- [Instruction]
From the first line of the listing below, retype each line up to and including the one with "fontsize=10, family='DejaVu Sans')"; pictures stay out.

- [Provided data]
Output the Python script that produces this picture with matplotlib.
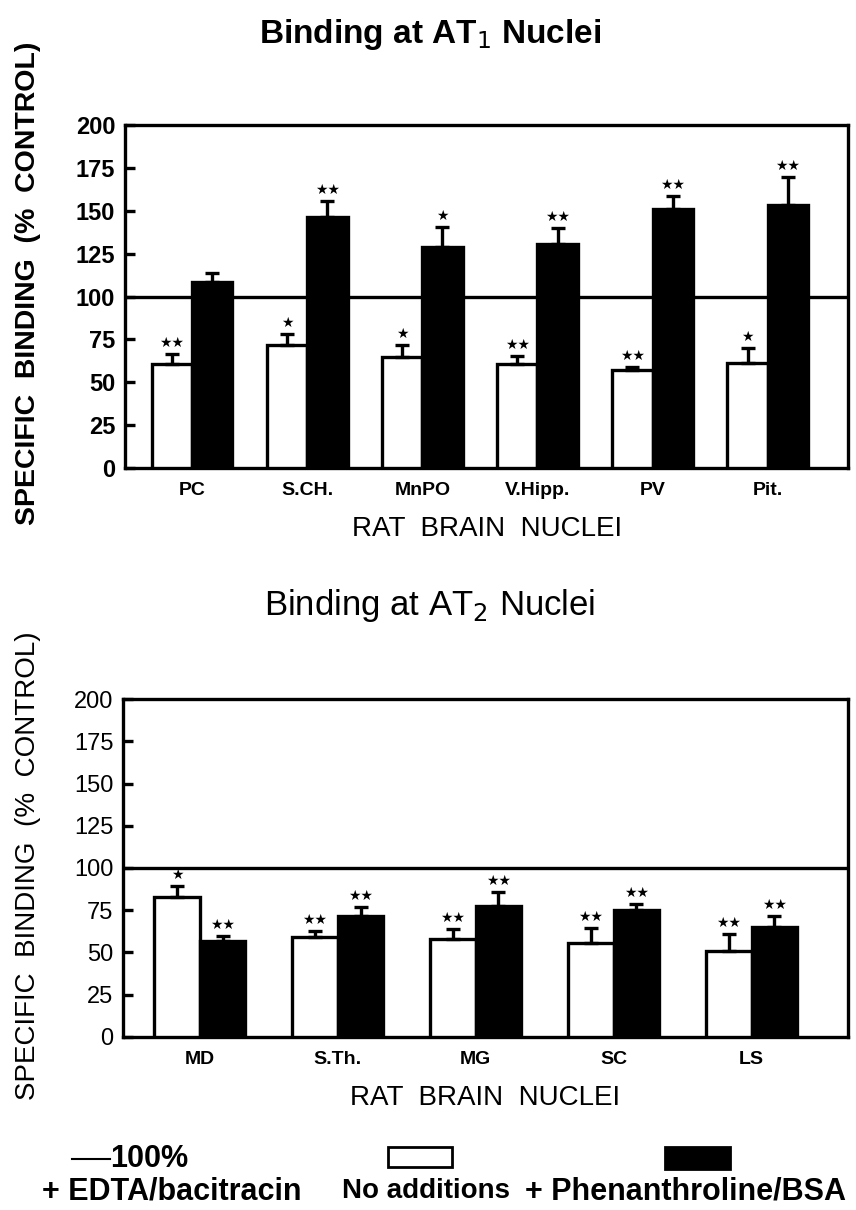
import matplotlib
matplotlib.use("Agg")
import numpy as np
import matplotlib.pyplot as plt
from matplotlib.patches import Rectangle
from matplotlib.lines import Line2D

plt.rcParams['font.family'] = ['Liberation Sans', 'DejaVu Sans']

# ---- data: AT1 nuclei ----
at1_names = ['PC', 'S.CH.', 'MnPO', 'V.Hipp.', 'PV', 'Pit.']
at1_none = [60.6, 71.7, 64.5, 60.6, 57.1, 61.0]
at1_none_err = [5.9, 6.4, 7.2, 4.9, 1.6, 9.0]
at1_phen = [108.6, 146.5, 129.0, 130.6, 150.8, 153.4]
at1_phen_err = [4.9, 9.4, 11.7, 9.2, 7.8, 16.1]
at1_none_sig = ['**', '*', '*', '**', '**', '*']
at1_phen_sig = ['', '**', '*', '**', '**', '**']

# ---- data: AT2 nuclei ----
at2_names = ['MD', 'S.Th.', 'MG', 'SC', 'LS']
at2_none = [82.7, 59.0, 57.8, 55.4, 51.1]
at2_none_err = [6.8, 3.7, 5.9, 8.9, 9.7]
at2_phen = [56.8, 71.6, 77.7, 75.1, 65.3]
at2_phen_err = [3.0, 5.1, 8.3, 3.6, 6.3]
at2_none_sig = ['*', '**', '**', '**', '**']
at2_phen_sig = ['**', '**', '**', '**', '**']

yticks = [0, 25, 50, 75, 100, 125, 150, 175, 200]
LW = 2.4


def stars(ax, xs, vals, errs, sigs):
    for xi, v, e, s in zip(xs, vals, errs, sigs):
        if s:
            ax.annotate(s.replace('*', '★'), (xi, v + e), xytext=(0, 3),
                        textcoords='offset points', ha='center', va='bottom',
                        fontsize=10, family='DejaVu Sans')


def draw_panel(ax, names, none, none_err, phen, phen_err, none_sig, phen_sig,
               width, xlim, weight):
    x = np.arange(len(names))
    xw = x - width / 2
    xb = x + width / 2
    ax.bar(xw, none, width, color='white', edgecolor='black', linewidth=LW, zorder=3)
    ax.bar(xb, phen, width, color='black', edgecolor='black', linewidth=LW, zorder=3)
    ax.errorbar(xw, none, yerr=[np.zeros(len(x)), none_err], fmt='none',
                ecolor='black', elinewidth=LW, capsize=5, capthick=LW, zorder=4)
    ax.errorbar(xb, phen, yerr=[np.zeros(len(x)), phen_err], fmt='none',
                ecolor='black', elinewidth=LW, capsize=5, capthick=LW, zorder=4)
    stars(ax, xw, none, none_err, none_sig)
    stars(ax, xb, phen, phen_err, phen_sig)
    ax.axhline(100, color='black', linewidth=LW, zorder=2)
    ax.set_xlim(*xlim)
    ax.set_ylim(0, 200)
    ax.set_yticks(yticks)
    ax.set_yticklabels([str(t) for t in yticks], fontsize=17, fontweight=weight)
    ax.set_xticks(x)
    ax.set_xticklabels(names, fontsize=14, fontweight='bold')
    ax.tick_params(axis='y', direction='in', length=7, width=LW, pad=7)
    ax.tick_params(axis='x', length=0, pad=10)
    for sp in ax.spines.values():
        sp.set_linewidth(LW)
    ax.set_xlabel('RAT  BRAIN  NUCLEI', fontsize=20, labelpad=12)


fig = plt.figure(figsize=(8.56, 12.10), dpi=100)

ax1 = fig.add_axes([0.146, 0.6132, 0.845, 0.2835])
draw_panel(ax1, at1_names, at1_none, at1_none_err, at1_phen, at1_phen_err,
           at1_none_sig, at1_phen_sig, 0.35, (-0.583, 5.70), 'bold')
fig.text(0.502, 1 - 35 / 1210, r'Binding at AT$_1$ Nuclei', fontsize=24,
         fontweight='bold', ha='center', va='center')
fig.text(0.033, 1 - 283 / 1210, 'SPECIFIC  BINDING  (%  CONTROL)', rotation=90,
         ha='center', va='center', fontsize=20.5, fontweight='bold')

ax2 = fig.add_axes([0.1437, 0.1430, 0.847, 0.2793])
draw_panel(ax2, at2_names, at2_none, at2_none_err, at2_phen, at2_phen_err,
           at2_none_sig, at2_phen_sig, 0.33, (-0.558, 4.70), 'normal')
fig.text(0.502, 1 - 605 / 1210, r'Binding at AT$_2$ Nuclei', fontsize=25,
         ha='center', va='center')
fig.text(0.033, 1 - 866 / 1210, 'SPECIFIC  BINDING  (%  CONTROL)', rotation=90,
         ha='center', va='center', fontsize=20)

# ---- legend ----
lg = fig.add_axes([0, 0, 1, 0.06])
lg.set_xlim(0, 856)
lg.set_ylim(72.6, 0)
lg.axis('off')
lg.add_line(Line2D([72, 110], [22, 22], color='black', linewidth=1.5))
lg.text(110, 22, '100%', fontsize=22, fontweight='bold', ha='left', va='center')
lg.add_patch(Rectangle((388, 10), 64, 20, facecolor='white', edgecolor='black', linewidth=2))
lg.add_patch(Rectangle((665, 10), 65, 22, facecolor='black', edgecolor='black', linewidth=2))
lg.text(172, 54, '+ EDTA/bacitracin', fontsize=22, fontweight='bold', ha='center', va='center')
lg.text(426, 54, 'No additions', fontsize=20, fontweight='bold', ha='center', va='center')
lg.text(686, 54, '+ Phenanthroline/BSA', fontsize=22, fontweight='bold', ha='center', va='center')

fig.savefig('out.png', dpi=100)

- [Response below]
Output the Python script that produces this picture with matplotlib.
import matplotlib
matplotlib.use("Agg")
import numpy as np
import matplotlib.pyplot as plt
from matplotlib.patches import Rectangle
from matplotlib.lines import Line2D

plt.rcParams['font.family'] = ['Liberation Sans', 'DejaVu Sans']

# ---- data: AT1 nuclei ----
at1_names = ['PC', 'S.CH.', 'MnPO', 'V.Hipp.', 'PV', 'Pit.']
at1_none = [60.6, 71.7, 64.5, 60.6, 57.1, 61.0]
at1_none_err = [5.9, 6.4, 7.2, 4.9, 1.6, 9.0]
at1_phen = [108.6, 146.5, 129.0, 130.6, 150.8, 153.4]
at1_phen_err = [4.9, 9.4, 11.7, 9.2, 7.8, 16.1]
at1_none_sig = ['**', '*', '*', '**', '**', '*']
at1_phen_sig = ['', '**', '*', '**', '**', '**']

# ---- data: AT2 nuclei ----
at2_names = ['MD', 'S.Th.', 'MG', 'SC', 'LS']
at2_none = [82.7, 59.0, 57.8, 55.4, 51.1]
at2_none_err = [6.8, 3.7, 5.9, 8.9, 9.7]
at2_phen = [56.8, 71.6, 77.7, 75.1, 65.3]
at2_phen_err = [3.0, 5.1, 8.3, 3.6, 6.3]
at2_none_sig = ['*', '**', '**', '**', '**']
at2_phen_sig = ['**', '**', '**', '**', '**']

yticks = [0, 25, 50, 75, 100, 125, 150, 175, 200]
LW = 2.4


def stars(ax, xs, vals, errs, sigs):
    for xi, v, e, s in zip(xs, vals, errs, sigs):
        if s:
            ax.annotate(s.replace('*', '★'), (xi, v + e), xytext=(0, 3),
                        textcoords='offset points', ha='center', va='bottom',
                        fontsize=10, family='DejaVu Sans')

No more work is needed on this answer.